◆ Dataset section:

────

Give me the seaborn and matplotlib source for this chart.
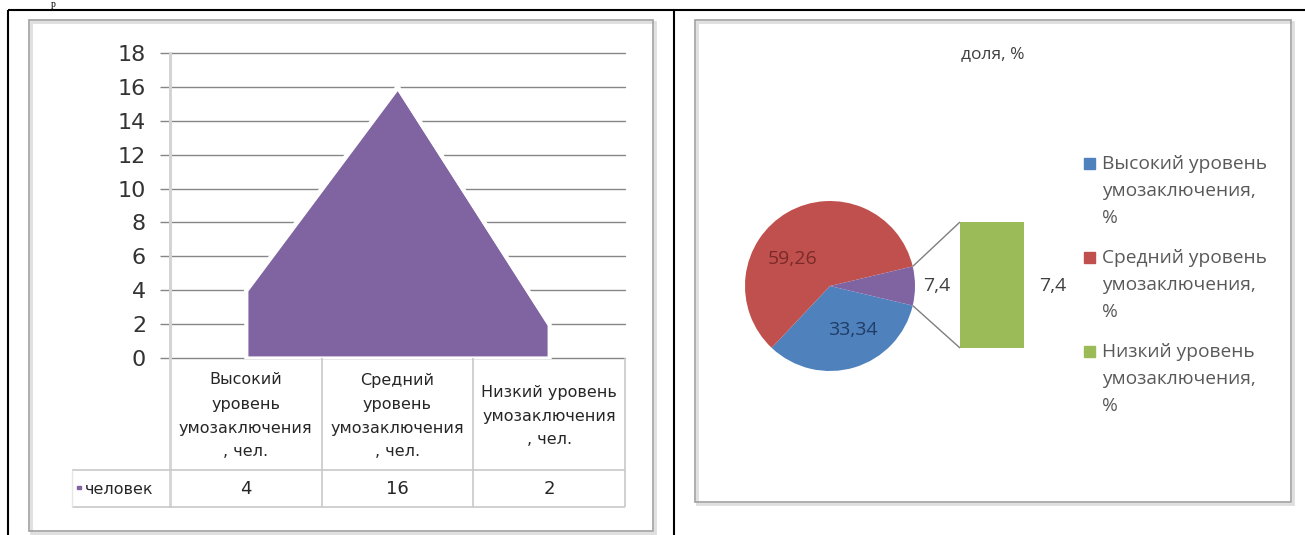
import numpy as np
import pandas as pd
import matplotlib
matplotlib.use("Agg")
import matplotlib.pyplot as plt
import matplotlib.font_manager as fm
from matplotlib.patches import Rectangle
import seaborn as sns

# ---------------- data ----------------
categories = ["Высокий\nуровень\nумозаключения\n, чел.",
              "Средний\nуровень\nумозаключения\n, чел.",
              "Низкий уровень\nумозаключения\n, чел."]
people = [4, 16, 2]
series_name = "человек"
y_ticks = [0, 2, 4, 6, 8, 10, 12, 14, 16, 18]

pie_title = "доля, %"
share_labels = ["Высокий уровень\nумозаключения,\n%",
                "Средний уровень\nумозаключения,\n%",
                "Низкий уровень\nумозаключения,\n%"]
share_values = [33.34, 59.26, 7.4]
bar_values = [7.4]

# ---------------- style ----------------
sns.set_theme(style="white")
names = {f.name for f in fm.fontManager.ttflist}
NARROW = "Liberation Sans Narrow" if "Liberation Sans Narrow" in names else "DejaVu Sans"
NARROW_LIST = [NARROW, "DejaVu Sans"]
SANS_LIST = ["Open Sans", "DejaVu Sans"]
plt.rcParams["font.family"] = ["DejaVu Sans"]

PURPLE = "#8064A2"
BLUE = "#4F81BD"
RED = "#C0504D"
GREEN = "#9BBB59"

W, H = 1305, 535


def fa(l, t, r, b):
    return [l / W, 1 - b / H, (r - l) / W, (b - t) / H]


fig = plt.figure(figsize=(W / 100, H / 100), dpi=100)
fig.patch.set_facecolor("white")

# ---------------- left: area chart ----------------
AL, AT, AR, AB = 170, 53, 625, 358
ax = fig.add_axes(fa(AL, AT, AR, AB))
df = pd.DataFrame({"pos": np.arange(len(people)), "people": people})
ax.fill_between(df["pos"], df["people"], color=PURPLE, edgecolor="white",
                linewidth=3, zorder=3)
sns.lineplot(data=df, x="pos", y="people", color="white", lw=3, ax=ax, zorder=4)
ax.set_xlim(-0.5, len(people) - 0.5)
ax.set_ylim(0, max(y_ticks))
ax.set_yticks(y_ticks)
ax.set_yticklabels([str(v) for v in y_ticks], family=NARROW_LIST,
                   fontsize=16, color="#333333")
ax.set_xticks([])
ax.set_xlabel("")
ax.set_ylabel("")
ax.yaxis.grid(True, color="#868686", lw=1)
ax.set_axisbelow(True)
for gl in ax.get_ygridlines():
    gl.set_clip_on(False)
ax.tick_params(axis="y", left=True, length=7.2, width=1, color="#868686", pad=10)
for s in ["top", "right", "bottom"]:
    ax.spines[s].set_visible(False)
ax.spines["left"].set_color("#d4d4d4")
ax.spines["left"].set_linewidth(2)
ax.patch.set_alpha(0)

# ---------------- right: pie of bar ----------------
PCX, PCY, PR = 830, 286, 85
axp = fig.add_axes(fa(PCX - PR, PCY - PR, PCX + PR, PCY + PR))
half = share_values[2] * 3.6 / 2
axp.pie(share_values, colors=[BLUE, RED, PURPLE], startangle=-half,
        counterclock=False, wedgeprops=dict(linewidth=0))
axp.set_xlim(-1, 1)
axp.set_ylim(-1, 1)
axp.set_aspect("equal")
axp.axis("off")

BL, BT, BR, BB = 960, 222, 1024, 348
axb = fig.add_axes(fa(BL, BT, BR, BB))
sns.barplot(x=["low"], y=bar_values, width=1, color=GREEN, saturation=1,
            ax=axb, linewidth=0)
axb.set_xlim(-0.5, 0.5)
axb.set_ylim(0, bar_values[0])
axb.axis("off")

# ---------------- overlay (layout, table, frames, texts) ----------------
ov = fig.add_axes([0, 0, 1, 1], zorder=10)
ov.set_xlim(0, W)
ov.set_ylim(H, 0)
ov.axis("off")


def line(x0, y0, x1, y1, c, lw):
    ov.plot([x0, x1], [y0, y1], color=c, lw=lw, solid_capstyle="butt")


# document table borders
line(8, 10, W, 10, "black", 1.5)
line(8, 10, 8, H, "black", 1.5)
line(674, 10, 674, H, "black", 1.5)
ov.text(53, 9, "р", family=["Liberation Serif", "DejaVu Serif"], fontsize=7,
        ha="center", va="bottom", color="black")

# chart frames with soft shadow
for (l, t, r, b) in [(29, 20, 653, 531), (695, 20, 1291, 502)]:
    ov.add_patch(Rectangle((l + 2, t + 2), r - l, b - t, fill=False,
                           edgecolor="#dedede", lw=2))
    ov.add_patch(Rectangle((l, t), r - l, b - t, fill=False,
                           edgecolor="#a0a0a0", lw=1.2))

# data table under the area chart
ncol = len(categories)
colw = (AR - AL) / ncol
edges = [AL + i * colw for i in range(ncol + 1)]
TG = "#c8c8c8"
ROW1, ROW2 = 470, 507
for x in edges[1:]:
    line(x, AB, x, ROW2, TG, 1.2)
line(AL, AT, AL, ROW2, "#d4d4d4", 2)
line(72, ROW1, AR, ROW1, TG, 1.2)
line(72, ROW2, AR, ROW2, TG, 1.2)
line(72, ROW1, 72, ROW2, "#e6e6e6", 1.0)
for i, cat in enumerate(categories):
    cx = (edges[i] + edges[i + 1]) / 2
    ov.text(cx, (AB + ROW1) / 2 + 2, cat, ha="center", va="center",
            family=NARROW_LIST, fontsize=11.5, color="#262626",
            linespacing=1.75)
    ov.text(cx, (ROW1 + ROW2) / 2 + 1, str(people[i]), ha="center",
            va="center", family=NARROW_LIST, fontsize=13, color="#262626")
ov.add_patch(Rectangle((77, 486), 4, 3, color=PURPLE))
ov.text(85, (ROW1 + ROW2) / 2 + 1, series_name, ha="left", va="center",
        family=NARROW_LIST, fontsize=11.5, color="#262626")

# pie title
ov.text(993, 54, pie_title, ha="center", va="center", family=SANS_LIST,
        fontsize=12.5, color="#404040")


def fmt(v):
    return ("%g" % v).replace(".", ",")


# pie data labels
ov.text(793, 259, fmt(share_values[1]), ha="center", va="center",
        family=SANS_LIST, fontsize=14, color="#7a2a28")
ov.text(853, 330, fmt(share_values[0]), ha="center", va="center",
        family=SANS_LIST, fontsize=14, color="#1f3d66")
ov.text(937, 286, fmt(share_values[2]), ha="center", va="center",
        family=SANS_LIST, fontsize=14, color="#404040")
ov.text(1053, 286, fmt(bar_values[0]), ha="center", va="center",
        family=SANS_LIST, fontsize=14, color="#404040")

# connector lines from the "other" slice to the bar
th = np.radians(half)
px = PCX + PR * np.cos(th)
line(px, PCY - PR * np.sin(th), BL, BT, "#7f7f7f", 1.0)
line(px, PCY + PR * np.sin(th), BL, BB, "#7f7f7f", 1.0)

# legend
leg_colors = [BLUE, RED, GREEN]
leg_tops = [164, 258, 352]
for lab, c, y0 in zip(share_labels, leg_colors, leg_tops):
    ov.add_patch(Rectangle((1084, y0 - 6), 11, 11, color=c))
    for k, ln in enumerate(lab.split("\n")):
        ov.text(1102, y0 + k * 27, ln, ha="left", va="center",
                family=SANS_LIST, fontsize=13.8, color="#595959")

fig.savefig("out.png", dpi=100)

────

◆ Exercise goal: Leave out the pictures and repeat the lines from the start of the material through the line with "bar_values = [7.4]", inclusive.

◆ Response to this exercise:
Give me the seaborn and matplotlib source for this chart.
import numpy as np
import pandas as pd
import matplotlib
matplotlib.use("Agg")
import matplotlib.pyplot as plt
import matplotlib.font_manager as fm
from matplotlib.patches import Rectangle
import seaborn as sns

# ---------------- data ----------------
categories = ["Высокий\nуровень\nумозаключения\n, чел.",
              "Средний\nуровень\nумозаключения\n, чел.",
              "Низкий уровень\nумозаключения\n, чел."]
people = [4, 16, 2]
series_name = "человек"
y_ticks = [0, 2, 4, 6, 8, 10, 12, 14, 16, 18]

pie_title = "доля, %"
share_labels = ["Высокий уровень\nумозаключения,\n%",
                "Средний уровень\nумозаключения,\n%",
                "Низкий уровень\nумозаключения,\n%"]
share_values = [33.34, 59.26, 7.4]
bar_values = [7.4]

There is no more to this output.